* begin RAW DATA *

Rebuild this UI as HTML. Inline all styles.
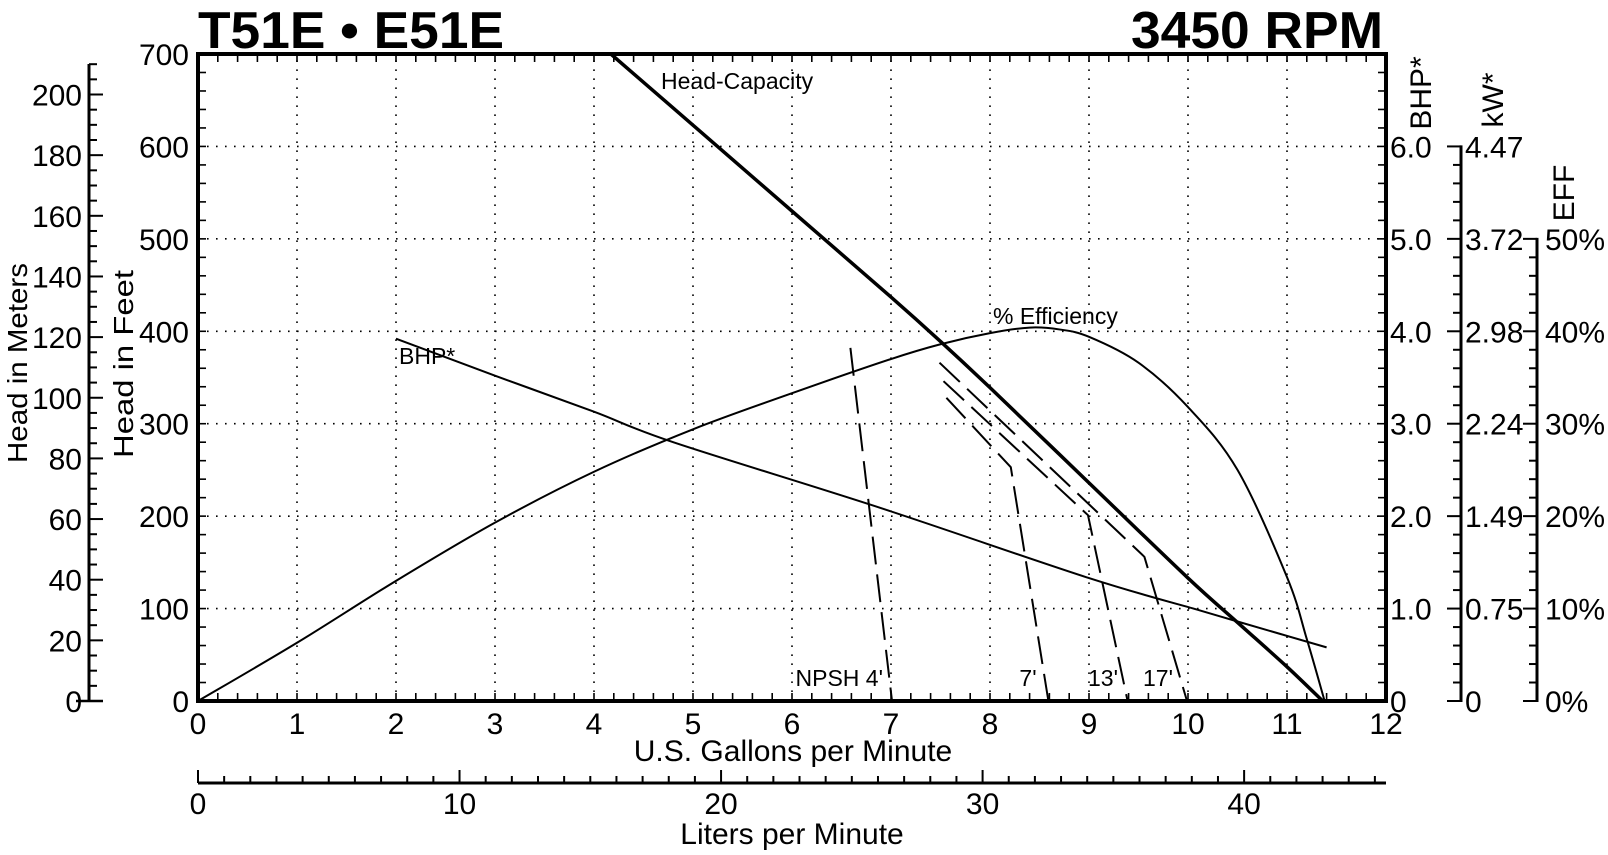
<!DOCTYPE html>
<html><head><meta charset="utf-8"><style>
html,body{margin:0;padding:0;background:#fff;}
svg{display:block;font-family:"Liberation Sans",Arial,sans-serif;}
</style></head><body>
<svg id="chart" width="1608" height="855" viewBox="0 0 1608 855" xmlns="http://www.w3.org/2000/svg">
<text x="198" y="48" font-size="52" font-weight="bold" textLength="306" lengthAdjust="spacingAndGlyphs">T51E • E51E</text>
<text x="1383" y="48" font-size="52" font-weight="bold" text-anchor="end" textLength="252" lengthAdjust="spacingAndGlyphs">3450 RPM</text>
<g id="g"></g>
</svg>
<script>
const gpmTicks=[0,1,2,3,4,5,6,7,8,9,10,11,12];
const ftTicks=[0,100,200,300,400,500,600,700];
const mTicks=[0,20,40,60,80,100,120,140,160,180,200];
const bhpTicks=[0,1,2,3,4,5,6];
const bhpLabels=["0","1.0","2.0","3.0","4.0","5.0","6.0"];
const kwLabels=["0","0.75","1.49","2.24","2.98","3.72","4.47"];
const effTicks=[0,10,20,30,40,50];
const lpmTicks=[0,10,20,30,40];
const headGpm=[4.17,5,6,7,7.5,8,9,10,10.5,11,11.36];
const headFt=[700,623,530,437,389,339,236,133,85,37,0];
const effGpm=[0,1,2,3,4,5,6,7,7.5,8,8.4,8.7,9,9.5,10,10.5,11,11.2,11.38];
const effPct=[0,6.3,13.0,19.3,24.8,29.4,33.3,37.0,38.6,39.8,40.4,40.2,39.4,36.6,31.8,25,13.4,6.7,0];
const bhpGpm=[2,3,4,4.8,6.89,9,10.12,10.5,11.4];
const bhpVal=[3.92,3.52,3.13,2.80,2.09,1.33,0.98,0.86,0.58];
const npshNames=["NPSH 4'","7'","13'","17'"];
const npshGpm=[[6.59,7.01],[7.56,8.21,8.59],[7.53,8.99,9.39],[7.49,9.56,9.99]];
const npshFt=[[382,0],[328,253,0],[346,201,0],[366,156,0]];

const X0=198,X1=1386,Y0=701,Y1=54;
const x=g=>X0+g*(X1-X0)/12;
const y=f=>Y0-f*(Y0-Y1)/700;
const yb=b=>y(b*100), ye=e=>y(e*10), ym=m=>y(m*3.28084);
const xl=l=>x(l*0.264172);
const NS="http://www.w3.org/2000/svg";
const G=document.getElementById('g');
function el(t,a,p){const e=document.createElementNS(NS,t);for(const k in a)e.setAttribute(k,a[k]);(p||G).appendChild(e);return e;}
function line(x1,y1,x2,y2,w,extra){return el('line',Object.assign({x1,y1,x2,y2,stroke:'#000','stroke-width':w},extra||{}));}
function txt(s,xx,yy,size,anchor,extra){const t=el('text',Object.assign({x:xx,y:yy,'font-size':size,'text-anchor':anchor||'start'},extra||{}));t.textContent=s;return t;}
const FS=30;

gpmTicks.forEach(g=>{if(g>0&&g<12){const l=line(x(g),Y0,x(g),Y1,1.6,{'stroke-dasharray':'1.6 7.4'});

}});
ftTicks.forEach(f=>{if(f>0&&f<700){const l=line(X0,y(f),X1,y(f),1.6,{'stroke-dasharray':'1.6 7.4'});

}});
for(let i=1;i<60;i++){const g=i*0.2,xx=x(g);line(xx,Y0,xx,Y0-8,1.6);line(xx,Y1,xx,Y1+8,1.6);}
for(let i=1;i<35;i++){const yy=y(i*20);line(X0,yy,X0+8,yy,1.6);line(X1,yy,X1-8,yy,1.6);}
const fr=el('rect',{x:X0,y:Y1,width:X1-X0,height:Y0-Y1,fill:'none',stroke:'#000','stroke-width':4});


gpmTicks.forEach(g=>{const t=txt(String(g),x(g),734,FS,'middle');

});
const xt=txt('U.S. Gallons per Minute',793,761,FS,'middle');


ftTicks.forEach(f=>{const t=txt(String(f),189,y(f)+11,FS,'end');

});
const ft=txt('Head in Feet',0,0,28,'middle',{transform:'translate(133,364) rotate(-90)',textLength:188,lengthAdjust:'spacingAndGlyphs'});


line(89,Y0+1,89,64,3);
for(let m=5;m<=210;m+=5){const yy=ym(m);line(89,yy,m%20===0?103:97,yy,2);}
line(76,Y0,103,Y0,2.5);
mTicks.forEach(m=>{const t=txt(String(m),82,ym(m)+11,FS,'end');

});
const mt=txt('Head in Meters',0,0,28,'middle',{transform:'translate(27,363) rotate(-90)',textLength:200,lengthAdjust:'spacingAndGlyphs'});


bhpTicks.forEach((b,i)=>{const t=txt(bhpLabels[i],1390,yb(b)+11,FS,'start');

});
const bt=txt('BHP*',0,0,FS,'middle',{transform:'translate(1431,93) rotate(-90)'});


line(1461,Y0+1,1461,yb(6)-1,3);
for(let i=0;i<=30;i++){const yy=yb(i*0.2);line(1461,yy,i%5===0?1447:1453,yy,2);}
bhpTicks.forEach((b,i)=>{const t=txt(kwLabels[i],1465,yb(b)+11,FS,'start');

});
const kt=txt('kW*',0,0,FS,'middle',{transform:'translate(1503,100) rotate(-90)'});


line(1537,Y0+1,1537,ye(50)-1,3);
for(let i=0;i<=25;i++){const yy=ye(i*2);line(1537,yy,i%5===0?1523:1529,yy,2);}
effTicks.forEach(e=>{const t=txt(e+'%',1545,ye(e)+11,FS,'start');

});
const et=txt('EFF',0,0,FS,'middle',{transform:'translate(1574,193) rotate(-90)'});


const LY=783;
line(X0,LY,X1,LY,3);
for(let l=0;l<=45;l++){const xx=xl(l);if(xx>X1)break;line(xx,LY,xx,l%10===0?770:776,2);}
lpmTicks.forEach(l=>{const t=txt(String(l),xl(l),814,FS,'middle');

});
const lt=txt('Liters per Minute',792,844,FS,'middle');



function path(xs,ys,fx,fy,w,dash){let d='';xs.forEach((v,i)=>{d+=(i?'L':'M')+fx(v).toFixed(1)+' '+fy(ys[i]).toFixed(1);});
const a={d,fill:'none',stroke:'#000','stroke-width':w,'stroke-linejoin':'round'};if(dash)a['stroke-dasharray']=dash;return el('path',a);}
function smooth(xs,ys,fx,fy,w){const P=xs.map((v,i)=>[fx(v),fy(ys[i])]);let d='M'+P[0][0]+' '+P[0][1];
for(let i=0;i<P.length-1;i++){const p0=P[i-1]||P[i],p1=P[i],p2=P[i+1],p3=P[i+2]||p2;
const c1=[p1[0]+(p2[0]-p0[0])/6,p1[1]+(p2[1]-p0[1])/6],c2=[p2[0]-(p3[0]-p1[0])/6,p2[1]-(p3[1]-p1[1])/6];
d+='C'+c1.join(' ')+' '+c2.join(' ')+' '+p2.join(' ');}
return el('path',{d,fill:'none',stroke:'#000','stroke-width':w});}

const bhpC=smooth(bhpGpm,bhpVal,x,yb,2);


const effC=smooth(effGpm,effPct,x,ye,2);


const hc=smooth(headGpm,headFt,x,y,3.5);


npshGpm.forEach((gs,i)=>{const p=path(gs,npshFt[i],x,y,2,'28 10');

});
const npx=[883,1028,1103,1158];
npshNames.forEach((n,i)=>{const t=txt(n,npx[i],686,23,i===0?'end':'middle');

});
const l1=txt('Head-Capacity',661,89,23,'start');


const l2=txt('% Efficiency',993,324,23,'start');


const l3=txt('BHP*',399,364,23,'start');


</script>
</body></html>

* end RAW DATA *

--- WHAT THE TASK ASKS ---
Leave out any pictures, please, and quote only the lines from the top of the data through the line that contains "const npshFt=[[382,0],[328,253,0],[346,201,0],[366,156,0]];".

--- OUTPUT ---
Rebuild this UI as HTML. Inline all styles.
<!DOCTYPE html>
<html><head><meta charset="utf-8"><style>
html,body{margin:0;padding:0;background:#fff;}
svg{display:block;font-family:"Liberation Sans",Arial,sans-serif;}
</style></head><body>
<svg id="chart" width="1608" height="855" viewBox="0 0 1608 855" xmlns="http://www.w3.org/2000/svg">
<text x="198" y="48" font-size="52" font-weight="bold" textLength="306" lengthAdjust="spacingAndGlyphs">T51E • E51E</text>
<text x="1383" y="48" font-size="52" font-weight="bold" text-anchor="end" textLength="252" lengthAdjust="spacingAndGlyphs">3450 RPM</text>
<g id="g"></g>
</svg>
<script>
const gpmTicks=[0,1,2,3,4,5,6,7,8,9,10,11,12];
const ftTicks=[0,100,200,300,400,500,600,700];
const mTicks=[0,20,40,60,80,100,120,140,160,180,200];
const bhpTicks=[0,1,2,3,4,5,6];
const bhpLabels=["0","1.0","2.0","3.0","4.0","5.0","6.0"];
const kwLabels=["0","0.75","1.49","2.24","2.98","3.72","4.47"];
const effTicks=[0,10,20,30,40,50];
const lpmTicks=[0,10,20,30,40];
const headGpm=[4.17,5,6,7,7.5,8,9,10,10.5,11,11.36];
const headFt=[700,623,530,437,389,339,236,133,85,37,0];
const effGpm=[0,1,2,3,4,5,6,7,7.5,8,8.4,8.7,9,9.5,10,10.5,11,11.2,11.38];
const effPct=[0,6.3,13.0,19.3,24.8,29.4,33.3,37.0,38.6,39.8,40.4,40.2,39.4,36.6,31.8,25,13.4,6.7,0];
const bhpGpm=[2,3,4,4.8,6.89,9,10.12,10.5,11.4];
const bhpVal=[3.92,3.52,3.13,2.80,2.09,1.33,0.98,0.86,0.58];
const npshNames=["NPSH 4'","7'","13'","17'"];
const npshGpm=[[6.59,7.01],[7.56,8.21,8.59],[7.53,8.99,9.39],[7.49,9.56,9.99]];
const npshFt=[[382,0],[328,253,0],[346,201,0],[366,156,0]];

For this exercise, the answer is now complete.